Twig macros VS includes?

With includes, you would include an entire template, verbatim. That template would have access to any template variables currently in scope.

With macros, you are defining a kind of function within Twig (not to be confused with a Twig function, which can access other application logic, not just data passed into templates) that can render a particular component given appropriate objects. So you could have a macro for rendering, say, a shopping list which takes a shopping list as a parameter - and you could then reuse this macro without worrying whether you'd passed the data into the template in the same way elsewhere. Variables not explicitly passed into the macro would not be within scope within that macro.

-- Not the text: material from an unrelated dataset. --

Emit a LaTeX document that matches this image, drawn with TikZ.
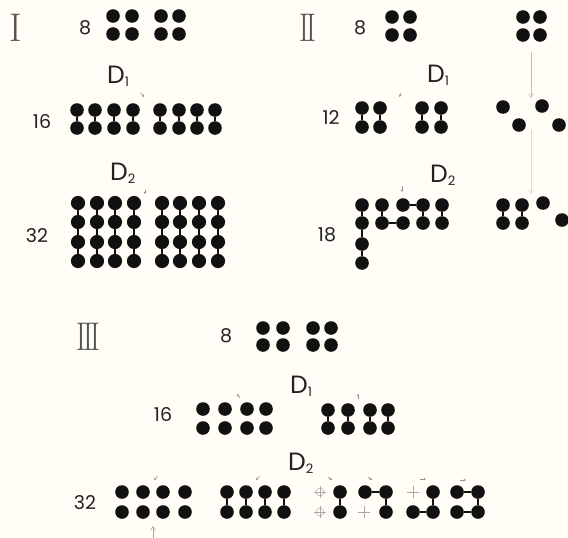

A macro should really do one specific task to take some data and render a reusable component. An include can comprise any chunk of things - it's a lot more up to you. The extensible nature of the way Twig templates work, as opposed to something like Smarty, means that you are likely to use includes less, by design - but there can still be use cases where it will be the easiest way of avoiding duplication in your templates.


I am new to Symfony2, but I think the difference between twig macro and include is as following.

include: Used to define common parts in the page, such as header, sidebar or slot.

macro: Used to define functions related to the view, such as pagination.


Even though this question has an accepted answer, I think it is important to point out a few key differences between include and macro in twig.

  1. (The obvious): You can define multiple macros in a single file, resulting in multiple reusable blocks of code per file. An include is always included entirely, so one reusable block of code per file.

  2. There is a significant performance difference between the two options if you are planning to use it inside a loop. From my tests with 10k iterations, here are the times to render the template:

  • raw HTML: 0.0015s
  • macro: 0.040s (27x slower)
  • include: 0.1584s (105x slower)

The macro import was called outside of this iteration.

  1. If you use include '...' with {...}, then you are passing entire context to the included template, and all the context variables (parameters) are optional. With macros, you may define required parameters, which is sometimes handy.

  2. You can define a macro within the same template that calls the macro. Not possible with include.

  3. To use a macro, you will need at least 2 statements in your template: one to import the macro, the other one to use it. Using include is just one statement, which is cleaner.